Joy seems to be the leader and reminds us that Riley’s emotions have a role to play, all except one. Disgust stops Riley from being poisoned. Fear keeps her safe from danger. Anger allows her to be a better hockey player whilst Joy herself, keeps Riley happy. However, Joy fails to see the importance of Sadness.
Throughout the film, Joy is always trying to cheer up Sadness or keep her away from Riley’s memories. On Riley’s first day of school, Joy is on a mission to keep Riley happy, giving important jobs to the other emotions. When Sadness arrives, Joy draws a circle on the floor, and tells Sadness that her job is to stay in it, keeping all the sadness inside the circle.
This can be a metaphor for the corporate world. It can sometimes feel like we’re never allowed to be anything but positive in the workplace. When we feel low and we’re bombarded with “Come on! Where’s your passion? Let’s do this!” and we’re told we HAVE to be positive, it can make us feel even worse. Most of us want to feel better, but being told we HAVE to, has the opposite effect. We need to allow people the space to feel what they feel and to let them move through it, rather than resist it. What we resist persists.
The first step is to notice how we feel. How we REALLY feel and acknowledge it, rather than feel ashamed or deny it. This can feel challenging, especially if we’re being ‘told’ how we should feel.
The Rising Vibrational Scale can help with this. It really resonated with one of my clients recently. Usually, when someone asks him how he feels, he’ll say, “I’m aiming for average” and get the usual lecture from the positivity police. But on the Rising Vibrational Scale, contentment and calm are the baseline high vibe feelings, which some would describe as average. So aiming for average is in fact a positive answer!
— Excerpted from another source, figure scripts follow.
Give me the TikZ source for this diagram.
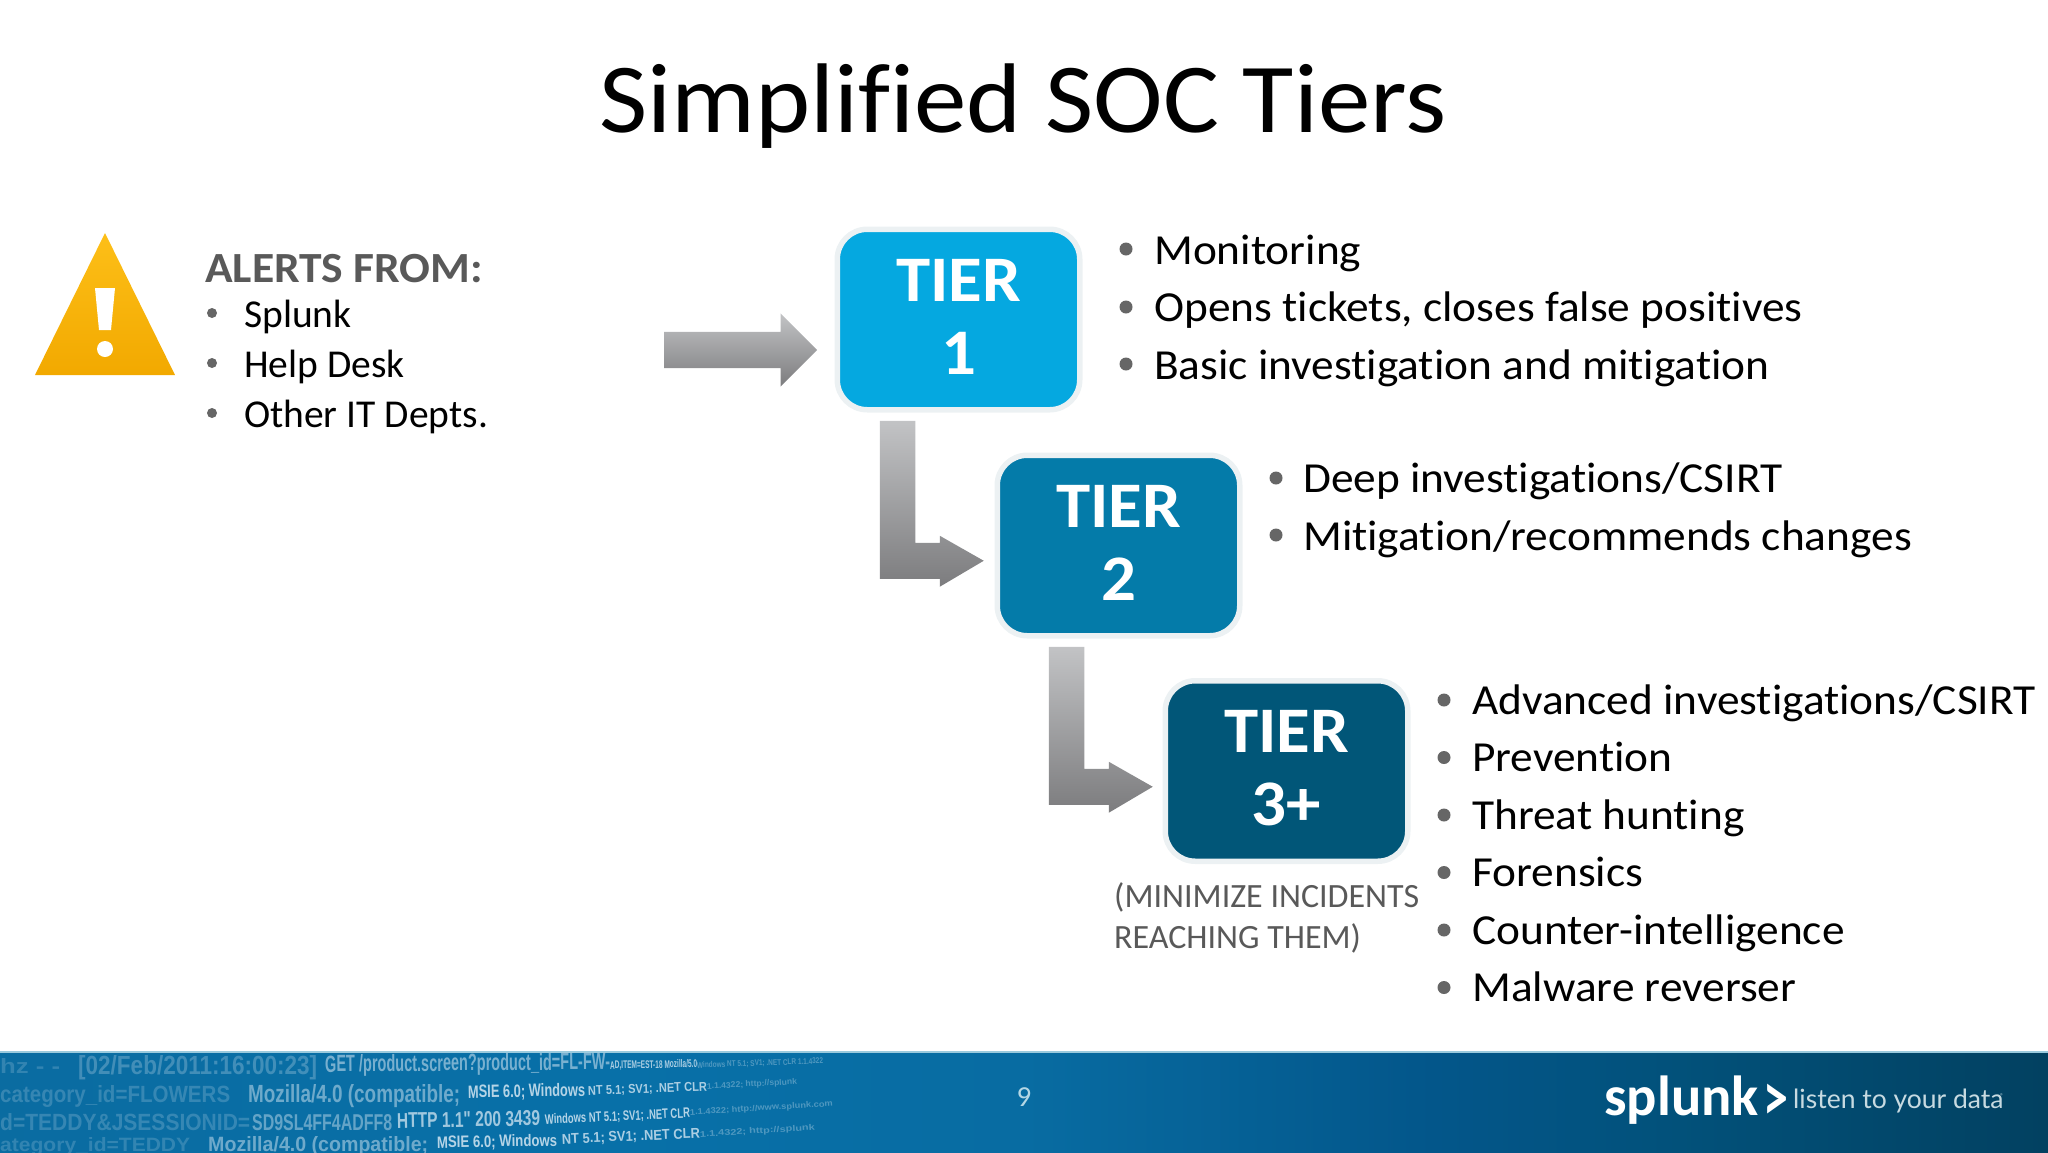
\documentclass[tikz,border=0pt]{standalone}
\usepackage{fontspec}
\setmainfont{Carlito}[Ligatures=CommonOff]
\newfontfamily\itemfont{Carlito}[Ligatures=CommonOff,FakeStretch=1.06]
\newfontfamily\tagfont{Lato}
\newfontfamily\logfont{Liberation Sans}
\usetikzlibrary{calc,shapes.arrows}

\definecolor{tieronecol}{HTML}{05A8E0}
\definecolor{tiertwocol}{HTML}{047BA9}
\definecolor{tierthreecol}{HTML}{015678}
\definecolor{rimcol}{HTML}{ECF1F3}
\definecolor{notecol}{HTML}{595959}
\definecolor{dotcol}{HTML}{666666}
\definecolor{barlight}{HTML}{C2C3C5}
\definecolor{bardark}{HTML}{7C7C7E}
\definecolor{logcol}{HTML}{D4E6F2}
\definecolor{bandone}{HTML}{0E6596}
\definecolor{bandtwo}{HTML}{0870A8}
\definecolor{bandthree}{HTML}{086CA2}
\definecolor{bandfour}{HTML}{03568A}
\definecolor{bandfive}{HTML}{02517A}
\definecolor{bandsix}{HTML}{023F5E}
\definecolor{signtop}{HTML}{FDBF18}
\definecolor{signbottom}{HTML}{F2A900}

\pgfdeclarehorizontalshading{footband}{100bp}{
  color(0bp)=(bandone);
  color(40bp)=(bandtwo);
  color(50bp)=(bandthree);
  color(60bp)=(bandfour);
  color(66bp)=(bandfive);
  color(76bp)=(bandsix);
  color(100bp)=(bandsix)}

\newcommand{\fitlog}[3]{\resizebox{#1pt}{#2pt}{\logfont\bfseries #3}}

\tikzset{
  tierbox/.style={draw=rimcol, line width=5.5pt, rounded corners=30pt, minimum width=242.5pt,
    minimum height=180.5pt, inner sep=0pt, outer sep=0pt, align=center, text=white, text depth=6pt,
    font=\itemfont\fontsize{65}{73}\selectfont\bfseries},
  itemtext/.style={anchor=base west, inner sep=0pt, font=\itemfont\fontsize{42.8}{50}\selectfont},
  alerttext/.style={anchor=base west, inner sep=0pt, font=\fontsize{39.5}{46}\selectfont},
  notetext/.style={anchor=base west, inner sep=0pt, text=notecol, font=\fontsize{34}{40}\selectfont},
  itemdot/.style={circle, fill=dotcol, inner sep=0pt, minimum size=13pt},
  alertdot/.style={circle, fill=dotcol, inner sep=0pt, minimum size=10pt},
  graybar/.style={top color=barlight, bottom color=bardark, draw=none},
  logline/.style={anchor=base west, inner sep=0pt, text=logcol},
  bentarrow/.pic={
    \shade[graybar] (0,0) -- ++(35.5,0) -- ++(0,122) -- ++(24.5,0) -- ++(0,-7) -- ++(44,25)
      -- ++(-44,26) -- ++(0,-8) -- ++(-60,0) -- cycle;
  }
}

\begin{document}
\begin{tikzpicture}[x=1pt,y=-1pt]
\useasboundingbox (0,0) rectangle (2048,1152);

% title
\node[inner sep=0pt, anchor=base, font=\itemfont\fontsize{99}{100}\selectfont] (title) at (1023,132) {Simplified SOC Tiers};

% warning sign
\shade[top color=signtop, bottom color=signbottom] (105,233) -- (175,375) -- (35,375) -- cycle;
\fill[white] (95,288) -- (115,288) -- (111,330) -- (99,330) -- cycle;
\fill[white] (105,349) circle (8);

% alert list
\node[anchor=base west, inner sep=0pt, text=notecol, font=\itemfont\fontsize{43}{46}\selectfont\bfseries] (alerthead) at (205,282) {ALERTS FROM:};
\node[alertdot] (adot1) at (212,313) {};
\node[alertdot] (adot2) at (212,363) {};
\node[alertdot] (adot3) at (212,413) {};
\node[alerttext] (alert1) at (244,327) {Splunk};
\node[alerttext] (alert2) at (244,377) {Help Desk};
\node[alerttext] (alert3) at (244,427) {Other IT Depts.};

% tiers
\node[tierbox, fill=tieronecol] (tierone) at (958.5,319.5) {TIER\\1};
\node[tierbox, fill=tiertwocol] (tiertwo) at (1118.5,545.5) {TIER\\2};
\node[tierbox, fill=tierthreecol] (tierthree) at (1286.5,771) {TIER\\3+};

% arrows
\node[single arrow, single arrow head extend=18.5pt, single arrow tip angle=90, single arrow head indent=0pt,
  inner xsep=0pt, inner ysep=18pt, minimum height=153pt, minimum width=73pt, graybar, anchor=tip] (alertarrow) at (817.5,350) {};
\coordinate (bendone) at ($(tierone.south west)+(42.5,11)$);
\coordinate (bendtwo) at ($(tiertwo.south west)+(51.5,11)$);
\pic (arrowtwo) at (bendone) {bentarrow};
\pic (arrowthree) at (bendtwo) {bentarrow};

% tier 1 list
\node[itemdot] (odot1) at (1126,249) {};
\node[itemdot] (odot2) at (1126,307) {};
\node[itemdot] (odot3) at (1126,364) {};
\node[itemtext] (one1) at (1154,264) {Monitoring};
\node[itemtext] (one2) at (1154,321) {Opens tickets, closes false positives};
\node[itemtext] (one3) at (1154,379) {Basic investigation and mitigation};

% tier 2 list
\node[itemdot] (tdot1) at (1276,478) {};
\node[itemdot] (tdot2) at (1276,535) {};
\node[itemtext] (two1) at (1303,492) {Deep investigations/CSIRT};
\node[itemtext] (two2) at (1303,550) {Mitigation/recommends changes};

% tier 3 list
\node[itemdot] (hdot1) at (1444,700) {};
\node[itemdot] (hdot2) at (1444,757.5) {};
\node[itemdot] (hdot3) at (1444,815) {};
\node[itemdot] (hdot4) at (1444,872.5) {};
\node[itemdot] (hdot5) at (1444,930) {};
\node[itemdot] (hdot6) at (1444,987.5) {};
\node[itemtext] (three1) at (1472,714) {Advanced investigations/CSIRT};
\node[itemtext] (three2) at (1472,771.5) {Prevention};
\node[itemtext] (three3) at (1472,829) {Threat hunting};
\node[itemtext] (three4) at (1472,886.5) {Forensics};
\node[itemtext] (three5) at (1472,944) {Counter-intelligence};
\node[itemtext] (three6) at (1472,1001.5) {Malware reverser};

% note
\node[notetext] (note1) at (1114,907) {(MINIMIZE INCIDENTS};
\node[notetext] (note2) at (1114,948) {REACHING THEM)};

% footer band
\shade[shading=footband] (0,1052) rectangle (2048,1152);
\fill[white!60!tiertwocol] (0,1051) rectangle (2048,1053);

% log lines
\node[logline, opacity=.2] (log1) at (0,1073) {\fitlog{60}{15}{hz - -}};
\node[logline, opacity=.28] (log2) at (78,1074) {\fitlog{239}{19}{[02/Feb/2011:16:00:23]}};
\node[logline, opacity=.55, rotate=.5] (log3) at (325,1072) {\fitlog{285}{17}{GET /product.screen?product\_id=FL-FW-}};
\node[logline, opacity=.8, rotate=1] (log4) at (610,1069) {\fitlog{87}{8}{AD,ITEM=EST-18 Mozilla/5.0}};
\node[logline, opacity=.35, rotate=2] (log5) at (697,1068) {\fitlog{126}{6}{Windows NT 5.1; SV1; .NET CLR 1.1.4322}};
\node[logline, opacity=.22] (log6) at (0,1102) {\fitlog{230}{17}{category\_id=FLOWERS}};
\node[logline, opacity=.5] (log7) at (248,1102) {\fitlog{212}{18}{Mozilla/4.0 (compatible;}};
\node[logline, opacity=.85, rotate=1] (log8) at (468,1098) {\fitlog{117}{13}{MSIE 6.0; Windows}};
\node[logline, opacity=.8, rotate=2] (log9) at (588,1095) {\fitlog{119}{9}{NT 5.1; SV1; .NET CLR}};
\node[logline, opacity=.35, rotate=3] (log10) at (707,1089) {\fitlog{90}{6}{1.1.4322; http://splunk}};
\node[logline, opacity=.22] (log11) at (0,1130) {\fitlog{250}{17}{d=TEDDY\&JSESSIONID=}};
\node[logline, opacity=.45] (log12) at (252,1130) {\fitlog{140}{16}{SD9SL4FF4ADFF8}};
\node[logline, opacity=.75, rotate=1] (log13) at (397,1128) {\fitlog{143}{15}{HTTP 1.1" 200 3439}};
\node[logline, opacity=.85, rotate=2.5] (log14) at (545,1124) {\fitlog{145}{10}{Windows NT 5.1; SV1; .NET CLR}};
\node[logline, opacity=.35, rotate=3.5] (log15) at (690,1115) {\fitlog{143}{6}{1.1.4322; http://www.splunk.com}};
\node[logline, opacity=.2] (log16) at (0,1151) {\fitlog{190}{14}{ategory\_id=TEDDY}};
\node[logline, opacity=.5] (log17) at (208,1151) {\fitlog{220}{15}{Mozilla/4.0 (compatible;}};
\node[logline, opacity=.85, rotate=1] (log18) at (437,1148) {\fitlog{120}{12}{MSIE 6.0; Windows}};
\node[logline, opacity=.8, rotate=2.5] (log19) at (562,1144) {\fitlog{138}{10}{NT 5.1; SV1; .NET CLR}};
\node[logline, opacity=.35, rotate=3.5] (log20) at (700,1137) {\fitlog{115}{6}{1.1.4322; http://splunk}};

\node[inner sep=0pt, text=white!70!tiertwocol, font=\fontsize{29}{32}\selectfont] (pagenum) at (1024,1097) {9};

% logo
\node[anchor=base west, inner sep=0pt, text=white, font=\fontsize{56.5}{64}\selectfont\bfseries] (logoword) at (1604,1115) {splunk};
\node[anchor=base west, inner sep=0pt, text=white, yscale=1.35, font=\fontsize{50}{50}\selectfont\bfseries] (logomark) at (1763,1120) {>};
\node[anchor=base west, inner sep=0pt, text=white!78!tierthreecol, font=\tagfont\fontsize{26.5}{30}\selectfont] (logotag) at (1793,1108) {listen to your data};
\node[anchor=base west, inner sep=0pt, text=white!70!tierthreecol, font=\fontsize{7}{8}\selectfont] (logoreg) at (2000,1098) {®};
\end{tikzpicture}
\end{document}
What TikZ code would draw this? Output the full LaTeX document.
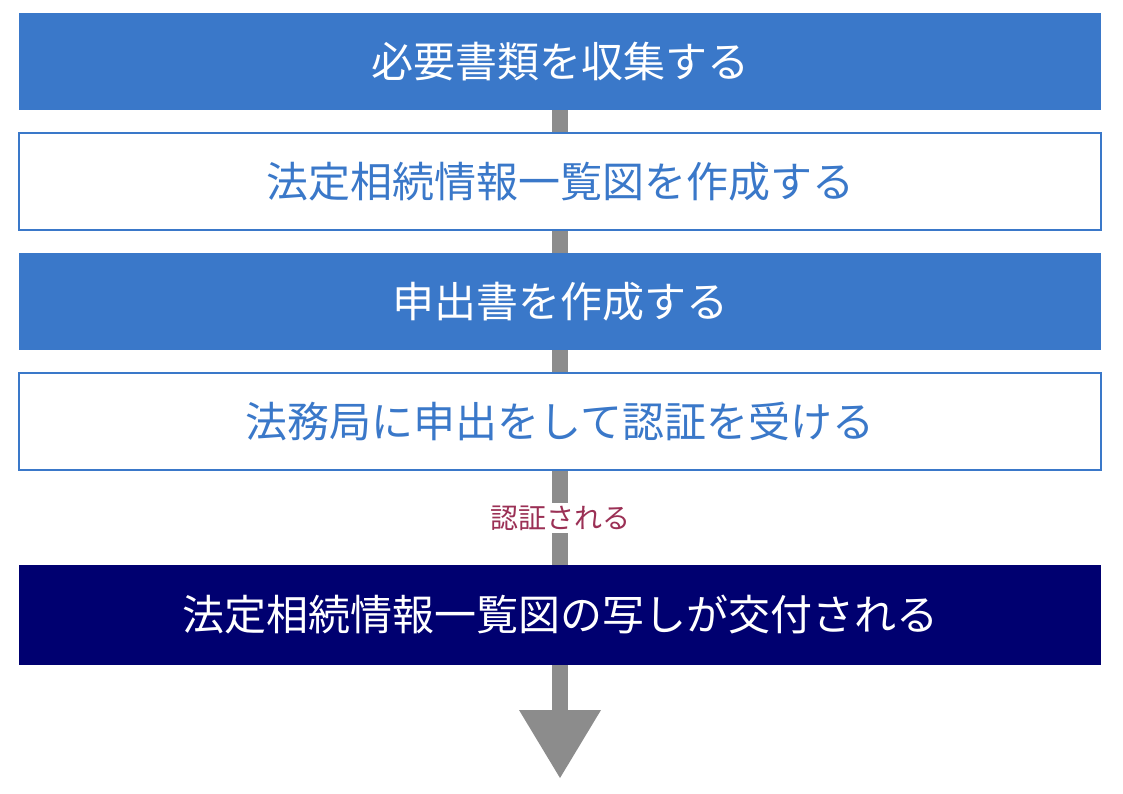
\documentclass[tikz,border=0pt]{standalone}
\usepackage{fontspec}
\setmainfont{Noto Sans CJK JP}
\definecolor{bl}{HTML}{3A78C9}
\definecolor{nv}{HTML}{000070}
\definecolor{lb}{HTML}{9B3055}
\definecolor{gr}{HTML}{8C8C8C}
\begin{document}
\begin{tikzpicture}[x=1pt,y=-1pt,
 boxf/.style={minimum width=1082pt,minimum height=97pt,inner sep=0pt,fill=bl,text=white,font=\fontsize{42}{48}\selectfont},
 boxw/.style={minimum width=1082pt,minimum height=97pt,inner sep=0pt,fill=white,draw=bl,line width=1.5pt,text=bl,font=\fontsize{42}{48}\selectfont}]
\useasboundingbox (0,0) rectangle (1123,794);
\coordinate (s) at (560,110);
\coordinate (h) at (560,712);
\coordinate (t) at (560,778);
\draw[gr,line width=16pt] (s) -- (h);
\fill[gr] (519,710) -- (601,710) -- (t) -- cycle;
\node[boxf] (a) at (560,61.5) {必要書類を収集する};
\node[boxw] (b) at (560,181.5) {法定相続情報一覧図を作成する};
\node[boxf] (c) at (560,301.5) {申出書を作成する};
\node[boxw] (d) at (560,421.5) {法務局に申出をして認証を受ける};
\node[fill=white,text=lb,font=\fontsize{28}{32}\selectfont,inner sep=3pt] (l) at (560,518) {認証される};
\node[boxf,fill=nv,minimum height=100pt] (e) at (560,615) {法定相続情報一覧図の写しが交付される};
\end{tikzpicture}
\end{document}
Feeling good doesn’t necessarily mean feeling pure joy and happiness.
At the end of the film when Riley runs away back to Minnesota, it’s Sadness that really helps her. Sadness reboots Riley’s headquarters so that she realises the mistake she’s making and heads back to her parents. When Joy gives the happy memories of childhood to Sadness, Riley is finally able to grieve for the loss of her life in Minnesota. Riley explains to her parents the pressure she feels under to always be happy for them. It’s one of the most moving parts of the film when they empathise with her and allow her to feel sad. We can all connect with that.
Finally being able to feel sadness is a real cathartic moment for Riley. Her childhood memories in Minnesota become both happy and sad, she feels the contrast between both emotions and she’s able to move on.
What a great message for our kids. I don’t know about you but I was often told to be polite and kind and pleasant and to resist anger and sadness as a child. But we should let our kids feel these feelings. As Riley demonstrates, forcing ourselves to be positive all the time is exhausting. We should be supporting our children, and the adults in our lives, to feel all their emotions.
My Son Charlie came home devastated when he didn’t make his football team. He was very dismissive initially, expecting the usual positivity pep talk. This time I simply sat next to him, put my arm around him and said “I bet you feel really upset and disappointed. I completely understand and it’s ok for you to feel like this. I would feel exactly the same way too.” I gave him the space to feel sad. Ok, so he blew up and banished me from his room. But 20 minutes later he was downstairs for a cry and a cuddle and he felt better.
Inside Out teaches us that it’s ok to feel sad or afraid sometimes and when we accept these feelings, we can then take steps to feel better. So called ‘negative’ emotions provide us with contrast and can allow us to feel greater joy as a result. We must acknowledge how we really feel, and understand that all our emotions are as important as each other. Only then can we raise our vibe.